I had 58V on my tested board and already did what Brian suggested here i.e. bumped up the current through the zeners to the nominal 20mA as per datasheet (for mine). it did not help much. I also thought the zener noise would benefit a little from that (unless I got that wrong). I think to get around the zener tolerances stacking up to a lower voltage, the best way is to exchange one zener for a higher nominal value to get the stack back up.
 
Brian...

Here are pictures of the suitcase jumpers. The red one is a high end jumper and the others are as used in computers. All are available gold plated. I used the small ones on the DAC I built to place it in the correct mode. Some people call them removable shunts. I call them suitcase jumpers because they some times have that little handle on top.

Mark

Thanks Mark, I know what you mean now. I had just not heard the term suitcase jumpers but I can certainly see why you would call them that. I'm doing up a Mouser order right now so I'll add some of those in there.
 
Koja,

I'm not sure Papa took the drop across the MOSFET into account. Really, 58 volts is fine though. I have 60 volts exactly at the top of my stack. Either add in a 2 volt zener or just stick a 12 volt zener in place of one of the 9.1 volt zeners. That should do the trick.

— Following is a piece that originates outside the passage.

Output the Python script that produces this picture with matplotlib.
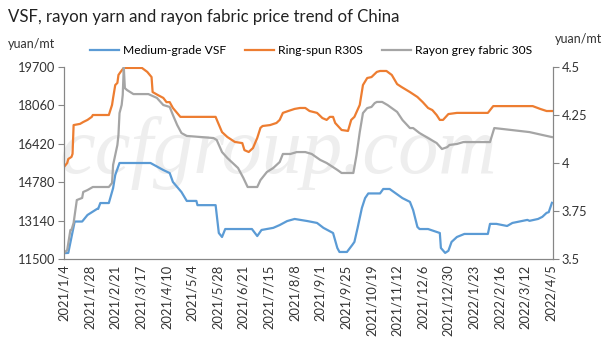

Mike W changed the component values around the circuit as I pointed out in the post above to arrive at about 64 volts at the gate. This gave exactly 60 volts at the output of the MOSFET. He also has the same stack of zeners we used.

Mark
 
It all depends on where your zeners are in the +-.5volt acceptable tolerance from the nominal 9.1volts. At the nominal value you end up with pretty much exactly 60v output. The 60 volts is the nominal value and it could vary by +-4 volts before being out of tolerance considering the parts involved. The good thing is it's easy to fix by swapping out 1 zener to a higher voltage. The other alternative is to just try to fit in an LM783 set for 60volts and get rid of the zener stack all together. With the 783 you could adjust it a bit higher if you wanted, given 80volts or more at the input.